French Alps: Chamonix, Val d'Isère, Courchevel, Megève

French ski poster art is perhaps the most varied, ranging from the heroic mountaineering imagery of Chamonix to the aristocratic glamour of Megève. Val d'Isère posters from the 1940s and 1950s have a strong Art Deco influence — bold, graphic, with a sense of altitude. Courchevel posters from the 1960s are sleeker and more modern. Megève imagery tends toward warmth and luxury — wood, firelight, elegant figures. Match the poster to the feeling of the room.

Austrian Alps: Kitzbühel, St. Anton, Ischgl, Zell am See

Austrian ski posters have a particular warmth and gemütlichkeit — the untranslatable Austrian concept of cosiness and good fellowship. Kitzbühel posters often feature the famous Hahnenkamm downhill course, with vertiginous angles and dynamic racers. St. Anton posters reflect the resort's status as the birthplace of alpine skiing — there is a historical weight to them. Zell am See is unique in its lake-and-mountain compositions, unlike any other resort poster.

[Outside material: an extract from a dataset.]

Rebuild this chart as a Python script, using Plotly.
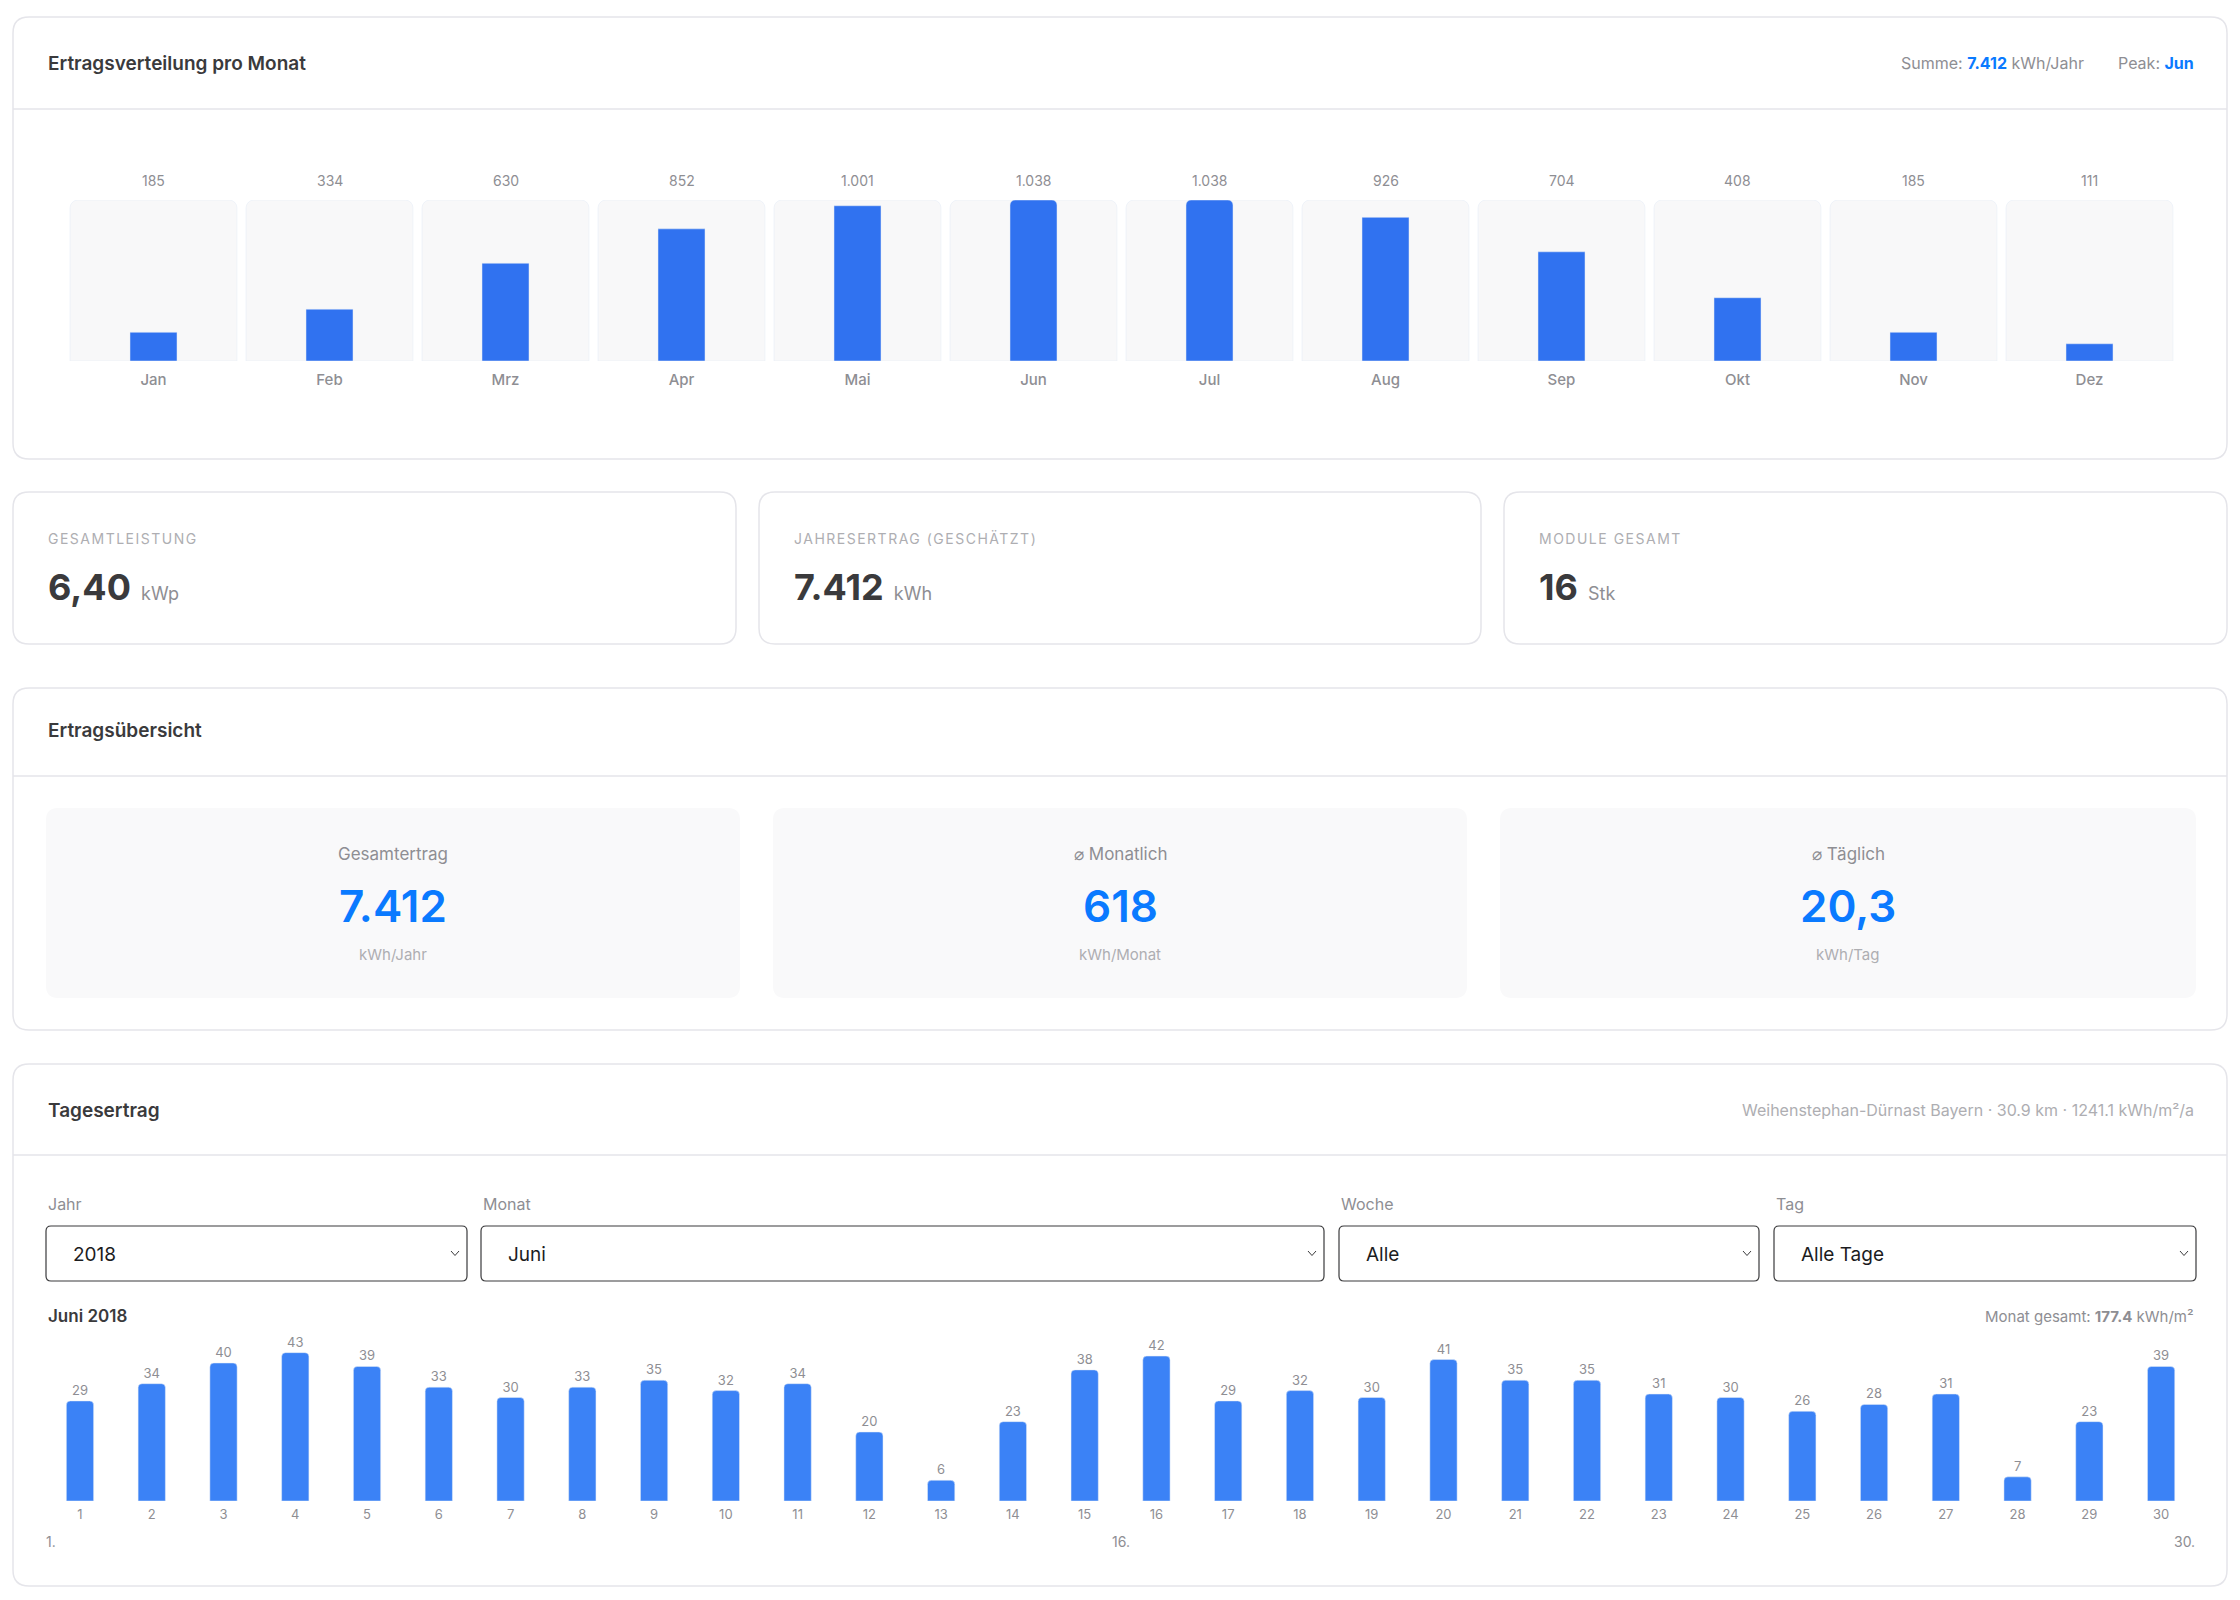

North American Rockies: Aspen, Jackson Hole, Breckenridge, Whistler

American ski posters have a different visual language from their European counterparts — more open, more frontier, less formally composed. Aspen posters from the 1950s have a Hollywood glamour that reflects the town's identity. Jackson Hole posters carry the drama of the Tetons — vertical, serious mountains that demand serious compositions. Breckenridge has a mining-town heritage that gives its early posters a rugged Americana quality. Whistler posters from the 1970s have the laid-back energy of the Pacific Northwest.